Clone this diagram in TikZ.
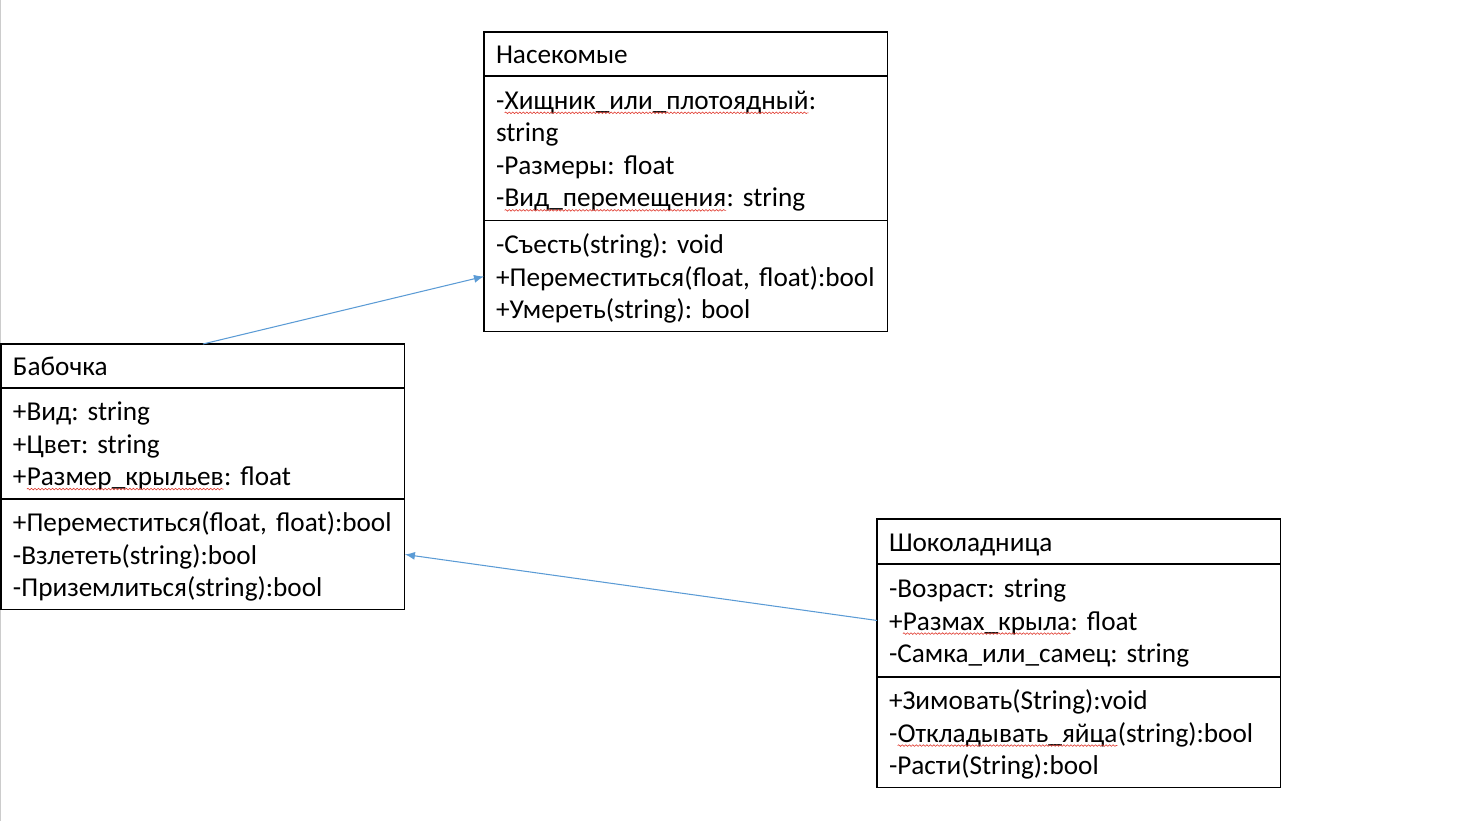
\documentclass[tikz,border=0pt]{standalone}
\usepackage{fontspec}
\setmainfont{Carlito}
\usetikzlibrary{arrows.meta,positioning,decorations.pathmorphing}
\definecolor{linkblue}{HTML}{5B9BD5}
\definecolor{spellred}{HTML}{E03C31}
\frenchspacing
% wavy spell-check underline under a word
\newcommand{\spellerr}[1]{\tikz[baseline=(sw.base)]{%
  \node[inner sep=0pt, outer sep=0pt, minimum width=0pt, minimum height=0pt, text width={}, align=none] (sw) {#1};
  \draw[spellred, line width=0.35pt, decorate, decoration={snake, segment length=2pt, amplitude=0.45pt}]
    ([yshift=-2pt]sw.base west) -- ([yshift=-2pt]sw.base east);}}

\begin{document}
\begin{tikzpicture}[
    x=0.02cm, y=-0.02cm,
    font=\fontsize{15.5}{18.5}\selectfont,
    classbox/.style={draw, line width=0.6pt, outer sep=0pt, inner xsep=0.24cm, inner ysep=0pt, text width=7.6cm, align=left,
      execute at begin node={\rule{0pt}{14.7pt}}, execute at end node={\rule[-3.8pt]{0pt}{3.8pt}}},
    classhead/.style={classbox, anchor=north west, minimum height=0.88cm},
    assoc/.style={draw=linkblue, line width=0.6pt, -{Latex[length=0.2cm,width=0.16cm]}}
]
  \useasboundingbox (0,0) rectangle (1467,821);
  \draw[gray!40, line width=0.6pt] (0.6,0) -- (0.6,821);

  % Insects
  \node[classhead] (nasH) at (484,32) {Насекомые};
  \node[classbox, below=0pt of nasH, minimum height=2.9cm] (nasA)
    {-\spellerr{Хищник\_или\_плотоядный}:\\string\\-Размеры: float\\-\spellerr{Вид\_перемещения}: string};
  \node[classbox, below=0pt of nasA, minimum height=2.22cm] (nasM)
    {-Съесть(string): void\\+Переместиться(float, float):bool\\+Умереть(string): bool};

  % Butterfly
  \node[classhead] (babH) at (1,344) {Бабочка};
  \node[classbox, below=0pt of babH, minimum height=2.22cm] (babA)
    {+Вид: string\\+Цвет: string\\+\spellerr{Размер\_крыльев}: float};
  \node[classbox, below=0pt of babA, minimum height=2.22cm] (babM)
    {+Переместиться(float, float):bool\\-Взлететь(string):bool\\-Приземлиться(string):bool};

  % Chocolate butterfly
  \node[classhead, minimum height=0.9cm] (shoH) at (877,519) {Шоколадница};
  \node[classbox, below=0pt of shoH, minimum height=2.26cm] (shoA)
    {-Возраст: string\\+\spellerr{Размах\_крыла}: float\\-Самка\_или\_самец: string};
  \node[classbox, below=0pt of shoA, minimum height=2.22cm] (shoM)
    {+Зимовать(String):void\\-\spellerr{Откладывать\_яйца}(string):bool\\-Расти(String):bool};
  \draw[line width=1.1pt] (shoH.south west) -- (shoH.south east);
  \draw[line width=1.1pt] (shoA.south west) -- (shoA.south east);

  \draw[assoc] (babH.north) -- (nasM.west);
  \draw[assoc] (shoA.west) -- (babM.east);
\end{tikzpicture}
\end{document}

:: GOAL ::
Using the data above, print every line exactly, omitting pictures.

:: RESULT ::
Clone this diagram in TikZ.
\documentclass[tikz,border=0pt]{standalone}
\usepackage{fontspec}
\setmainfont{Carlito}
\usetikzlibrary{arrows.meta,positioning,decorations.pathmorphing}
\definecolor{linkblue}{HTML}{5B9BD5}
\definecolor{spellred}{HTML}{E03C31}
\frenchspacing
% wavy spell-check underline under a word
\newcommand{\spellerr}[1]{\tikz[baseline=(sw.base)]{%
  \node[inner sep=0pt, outer sep=0pt, minimum width=0pt, minimum height=0pt, text width={}, align=none] (sw) {#1};
  \draw[spellred, line width=0.35pt, decorate, decoration={snake, segment length=2pt, amplitude=0.45pt}]
    ([yshift=-2pt]sw.base west) -- ([yshift=-2pt]sw.base east);}}

\begin{document}
\begin{tikzpicture}[
    x=0.02cm, y=-0.02cm,
    font=\fontsize{15.5}{18.5}\selectfont,
    classbox/.style={draw, line width=0.6pt, outer sep=0pt, inner xsep=0.24cm, inner ysep=0pt, text width=7.6cm, align=left,
      execute at begin node={\rule{0pt}{14.7pt}}, execute at end node={\rule[-3.8pt]{0pt}{3.8pt}}},
    classhead/.style={classbox, anchor=north west, minimum height=0.88cm},
    assoc/.style={draw=linkblue, line width=0.6pt, -{Latex[length=0.2cm,width=0.16cm]}}
]
  \useasboundingbox (0,0) rectangle (1467,821);
  \draw[gray!40, line width=0.6pt] (0.6,0) -- (0.6,821);

  % Insects
  \node[classhead] (nasH) at (484,32) {Насекомые};
  \node[classbox, below=0pt of nasH, minimum height=2.9cm] (nasA)
    {-\spellerr{Хищник\_или\_плотоядный}:\\string\\-Размеры: float\\-\spellerr{Вид\_перемещения}: string};
  \node[classbox, below=0pt of nasA, minimum height=2.22cm] (nasM)
    {-Съесть(string): void\\+Переместиться(float, float):bool\\+Умереть(string): bool};

  % Butterfly
  \node[classhead] (babH) at (1,344) {Бабочка};
  \node[classbox, below=0pt of babH, minimum height=2.22cm] (babA)
    {+Вид: string\\+Цвет: string\\+\spellerr{Размер\_крыльев}: float};
  \node[classbox, below=0pt of babA, minimum height=2.22cm] (babM)
    {+Переместиться(float, float):bool\\-Взлететь(string):bool\\-Приземлиться(string):bool};

  % Chocolate butterfly
  \node[classhead, minimum height=0.9cm] (shoH) at (877,519) {Шоколадница};
  \node[classbox, below=0pt of shoH, minimum height=2.26cm] (shoA)
    {-Возраст: string\\+\spellerr{Размах\_крыла}: float\\-Самка\_или\_самец: string};
  \node[classbox, below=0pt of shoA, minimum height=2.22cm] (shoM)
    {+Зимовать(String):void\\-\spellerr{Откладывать\_яйца}(string):bool\\-Расти(String):bool};
  \draw[line width=1.1pt] (shoH.south west) -- (shoH.south east);
  \draw[line width=1.1pt] (shoA.south west) -- (shoA.south east);

  \draw[assoc] (babH.north) -- (nasM.west);
  \draw[assoc] (shoA.west) -- (babM.east);
\end{tikzpicture}
\end{document}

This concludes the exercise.